The British never did capture the Golden Stool, even though they thought they had. The Asante duped them and gave them a replica. The genuine article was discovered in 1920 by African railroad builders, who stripped the stool of its ornaments. The Asante sentenced the thieves to death, but the British later spared them and exiled them instead. The British then agreed not to interfere with the Stool again, and it was restored to the Asantehene's Palace, where it is still used ceremonially in modern-day Ghana. 

If I could go back in time, The Notorious NYA is one badass woman I would have been awed to meet.

For a fuller appreciation of the background and circumstances of the Asante People and the War of the Golden Stool, watch this piece with BBC's Zeinab Badawi, although I have to say her pronunciation of Ghanaian names is very much off the mark in many cases.


  1. Fascinating story, Kwei. Sounds like a wonderful premise for a Lost Ark style thriller!

  2. I believe The Last Guy has his stool gold-plated every day. No, wait, different kind of stool...

  3. I've been reading a lot about the Brits in West Africa recently, particularly their destruction of the city of Benin, also in 1896. I understand there was a different morality then, but the more I learn of their tenure in the region, their lies, racism, and rewriting of history, the more disgusted I become.

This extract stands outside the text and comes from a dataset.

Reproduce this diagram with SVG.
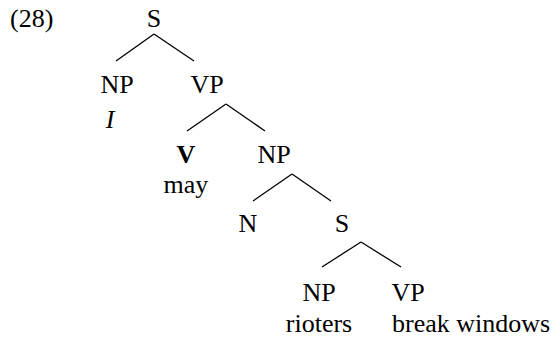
<svg xmlns="http://www.w3.org/2000/svg" width="558" height="337" viewBox="0 0 558 337">
<rect width="558" height="337" fill="#fff"/>
<g font-family="Liberation Serif" font-size="26" fill="#000">
<g id="label"><text x="10" y="27">(28)</text></g>
<g id="edges" stroke="#000" stroke-width="1.3" fill="none">
<line x1="154" y1="34" x2="116" y2="61"/>
<line x1="154" y1="34" x2="194" y2="61"/>
<line x1="226" y1="104" x2="187" y2="131"/>
<line x1="226" y1="104" x2="265" y2="131"/>
<line x1="292" y1="174" x2="253" y2="201"/>
<line x1="292" y1="174" x2="331" y2="201"/>
<line x1="361" y1="242" x2="322" y2="267"/>
<line x1="361" y1="242" x2="401" y2="267"/>
</g>
<g text-anchor="middle">
<g id="S1"><text x="154" y="27">S</text></g>
<g id="NP1"><text x="117" y="93">NP</text><text x="110" y="128" font-style="italic">I</text></g>
<g id="VP1"><text x="207" y="93">VP</text></g>
<g id="V"><text x="186" y="163" font-weight="bold">V</text><text x="186" y="193">may</text></g>
<g id="NP2"><text x="274" y="163">NP</text></g>
<g id="N"><text x="248" y="232">N</text></g>
<g id="S2"><text x="342" y="232">S</text></g>
<g id="NP3"><text x="319" y="301">NP</text><text x="319" y="332">rioters</text></g>
<g id="VP2"><text x="408" y="301">VP</text></g>
</g>
<text x="392" y="332">break windows</text>
</g>
</svg>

  4. The wealth of epic tales coming out of Africa is endless. What land, what a history...what a future!

  5. Absolutely fascinating, Kwei!! Thank you for this slice of African history. These are stories left out of what used to be called "World History" when I was in school. It should have been called "White Men in World History." EG, China did not exist until Marco Polo went there!!!